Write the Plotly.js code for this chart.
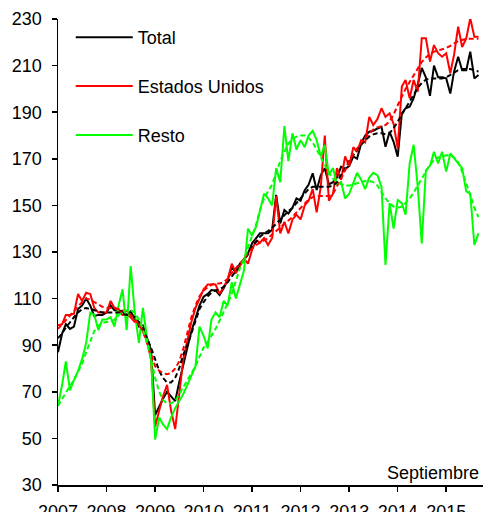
<!DOCTYPE html>
<html>
<head>
<meta charset="utf-8">
<script src="https://cdn.plot.ly/plotly-3.0.1.min.js"></script>
<style>html,body{margin:0;padding:0;background:#fff;}#chart{width:483px;height:512px;}</style>
</head>
<body>
<div id="chart"></div>
<script>
// Monthly index, January 2007 – September 2015
const startYear = 2007;
const seriesNames = ["Total", "Estados Unidos", "Resto"];

const total = [
  87, 95, 99, 97, 98, 105.5, 107, 110, 107, 102.5, 103, 103,
  104, 107, 105, 105, 104.5, 103, 104.5, 101, 98, 98.5, 93, 88,
  60, 64, 67, 70, 68, 66, 74, 82, 89, 96, 102, 107,
  110.8, 112, 113.7, 113.5, 111.5, 114.4, 118, 123.7, 121, 125, 126.6, 129.4,
  133.7, 136, 138, 138, 138, 139.5, 154.5, 142.3, 148, 146.5, 149, 153,
  152, 156.5, 158.8, 163.8, 156.6, 163, 166, 159, 160, 162, 166.6, 165.5,
  167, 171, 170, 176.6, 180, 181.6, 182, 183, 183.7, 175.2, 181.6, 177.3,
  170.9, 189.5, 191.7, 192.4, 196, 202, 209, 205, 197, 210, 205, 205,
  204.5, 198, 207.4, 213.8, 208, 208, 216, 204.5, 206
];
const estadosUnidos = [
  98.6, 99, 103, 103, 103.5, 112, 109, 112.5, 112, 106, 104, 104,
  104, 109, 106, 105, 103, 103, 102, 100, 99, 96, 92, 84,
  55, 62, 68, 73, 62, 54, 70, 84, 92, 100, 106, 110,
  114, 116, 116, 116, 112, 115, 118, 125, 121, 124, 127, 125,
  131, 135, 134, 136, 133, 136, 154, 138, 143, 138, 144, 146,
  144, 150, 152, 157, 147, 158, 180, 152, 155, 166, 161, 171,
  167, 175, 173, 178, 177, 188, 184.5, 187, 191.7, 188, 189.5, 185,
  174.5, 201, 203.8, 196, 203.8, 198.8, 221.7, 221.7, 211.7, 218.8, 215.3, 213.8,
  215.3, 206.7, 214.6, 226.7, 218, 221.7, 230.3, 222.4, 222.4
];
const resto = [
  64, 73, 83, 70.6, 75, 79, 84, 91, 104, 103, 96.5, 101,
  101, 102, 98, 107, 114, 96.5, 124, 104, 91, 106, 93, 85,
  49.5, 59, 56, 54, 59, 63, 66, 69, 73, 77, 81, 98,
  94, 88.6, 101, 104, 102, 109, 107, 117, 110, 116, 122, 140,
  137, 141, 148, 155, 153, 150, 166, 160, 184, 169, 181, 174,
  178, 175, 180, 182, 178, 171, 176, 163, 166, 159, 160, 153,
  155, 160, 164, 161, 157, 162, 164, 163, 158, 124.4, 151, 140,
  152.3, 151, 146, 168, 176, 158, 133.7, 165, 167, 173, 168, 173,
  164.5, 172.3, 170, 168, 166, 156, 155, 133, 138
];
// Trend (dashed) series
const totalTrend = [
  93, 95, 97.5, 100, 102, 104, 105.5, 106, 105.5, 105, 104.5, 104,
  104, 104, 104, 104, 103.5, 103, 103, 102, 100, 97, 93, 89,
  84, 79, 76, 74, 74, 76, 80, 86, 90, 95, 101, 105.5,
  108.5, 111, 112.5, 113.5, 114, 115, 117, 119.5, 122, 124, 126.5, 129,
  132, 134.5, 136.5, 138, 139, 140.5, 142, 144, 146, 147.5, 149, 151,
  153, 155, 157, 158, 158, 158, 158, 158, 158.5, 160, 163, 166,
  169, 171.5, 174, 176, 178, 179.5, 180.5, 181, 181, 180.5, 181, 183,
  186, 189, 192, 195, 198, 200.5, 202.5, 204, 204.5, 204.5, 204.5, 204.5,
  205, 206, 207, 208, 208.5, 208.5, 208.5, 208, 207.5
];
const estadosUnidosTrend = [
  97, 99, 101, 103, 104.5, 106.5, 108.5, 110, 109.5, 108.5, 107.5, 106.5,
  106, 106, 106, 105.5, 105, 104.5, 103, 101, 99, 96, 91, 86,
  81, 79, 78, 77.5, 78, 80, 83, 88.5, 95, 102, 107, 111,
  113.5, 115, 116, 116.5, 116.5, 117, 118.5, 121, 123, 125, 127, 129.5,
  131.5, 133, 134, 135, 136, 137.5, 139, 140.5, 142, 143.5, 145, 147,
  149, 151, 152.5, 153.5, 154, 154, 154, 154, 155, 158, 161.5, 165,
  169, 172, 174.5, 177, 179, 181, 182.5, 183.5, 184, 184.5, 186, 189,
  193, 197, 200, 203, 206, 209, 211.5, 213.5, 215, 216, 216.5, 217,
  217.5, 218.5, 219.5, 220.5, 221, 221.5, 221.5, 221.5, 221.5
];
const restoTrend = [
  64, 67, 70, 72.5, 75, 78.5, 82, 87, 92, 96, 98.5, 99.5,
  100, 100, 101, 103, 104.5, 105, 105, 104, 101, 97, 91, 84,
  76, 70, 66.5, 65, 65, 66, 69, 72, 75, 78, 81, 85,
  89, 91.5, 94, 97, 100.5, 104, 108, 112, 117.5, 123, 127, 132,
  137, 142, 148, 153, 156, 159, 164, 169, 173, 176.5, 178.5, 179.5,
  180, 180, 179, 177, 174, 170.5, 167, 164, 161.5, 160, 159, 158.5,
  158.5, 159, 159.5, 160, 160.5, 160.5, 160, 158.5, 155.5, 153, 151, 149.5,
  149, 149.5, 151, 153, 155.5, 158.5, 162, 165, 167.5, 169.5, 170.5, 171,
  171.5, 171.5, 170.5, 168.5, 164.5, 159.5, 154, 149, 145
];

const colors = ["#000000", "#ff0000", "#00ff00"];

// month dates for the x axis
const months = [];
for (let i = 0; i < total.length; i++) {
  const y = startYear + Math.floor(i / 12);
  const m = (i % 12) + 1;
  months.push(y + "-" + String(m).padStart(2, "0") + "-01");
}

const solid = [total, estadosUnidos, resto];
const trend = [totalTrend, estadosUnidosTrend, restoTrend];

const traces = [];
solid.forEach((vals, k) => {
  traces.push({
    type: "scatter", mode: "lines", x: months, y: vals,
    name: seriesNames[k], legendgroup: "g" + k,
    line: { color: colors[k], width: 2 }
  });
});
trend.forEach((vals, k) => {
  traces.push({
    type: "scatter", mode: "lines", x: months, y: vals,
    name: seriesNames[k] + " (tendencia)", showlegend: false, legendgroup: "g" + k,
    line: { color: colors[k], width: 2, dash: "5px,3px" }
  });
});

const font = { family: "Liberation Sans, Arial, sans-serif", size: 18, color: "#000" };

const layout = {
  width: 483, height: 512,
  margin: { l: 58, r: 0, t: 19, b: 27, pad: 0 },
  paper_bgcolor: "#fff", plot_bgcolor: "#fff",
  font: font,
  showlegend: true,
  legend: {
    x: 0.03, xanchor: "left", y: 1.0, yanchor: "top",
    font: font, tracegroupgap: 22.5, itemwidth: 57,
    traceorder: "grouped", bgcolor: "rgba(0,0,0,0)", borderwidth: 0
  },
  xaxis: {
    type: "date", range: ["2007-01-01", "2015-10-05"],
    showgrid: false, zeroline: false, showline: true,
    linecolor: "#000", linewidth: 1.5,
    ticks: "outside", ticklen: 5, tickwidth: 1.5, tickcolor: "#000",
    tick0: "2007-01-01", dtick: "M12", tickformat: "%Y",
    tickfont: font, ticklabelstandoff: 5, fixedrange: true
  },
  yaxis: {
    range: [30, 230], tick0: 30, dtick: 20,
    showgrid: false, zeroline: false, showline: true,
    linecolor: "#000", linewidth: 1.5,
    ticks: "outside", ticklen: 5, tickwidth: 1.5, tickcolor: "#000",
    tickfont: font, ticklabelstandoff: 6, fixedrange: true
  },
  annotations: [{
    text: "Septiembre", xref: "paper", x: 1, xanchor: "right", xshift: -2,
    yref: "y", y: 30, yanchor: "bottom", showarrow: false, font: font
  }]
};

Plotly.newPlot("chart", traces, layout, { displayModeBar: false, staticPlot: true });
</script>
</body>
</html>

◇ ◇ ◇

## Goal
Copy out every line where the word "chart" occurs.

## Answer to this problem
Write the Plotly.js code for this chart.
<style>html,body{margin:0;padding:0;background:#fff;}#chart{width:483px;height:512px;}</style>
<div id="chart"></div>
Plotly.newPlot("chart", traces, layout, { displayModeBar: false, staticPlot: true });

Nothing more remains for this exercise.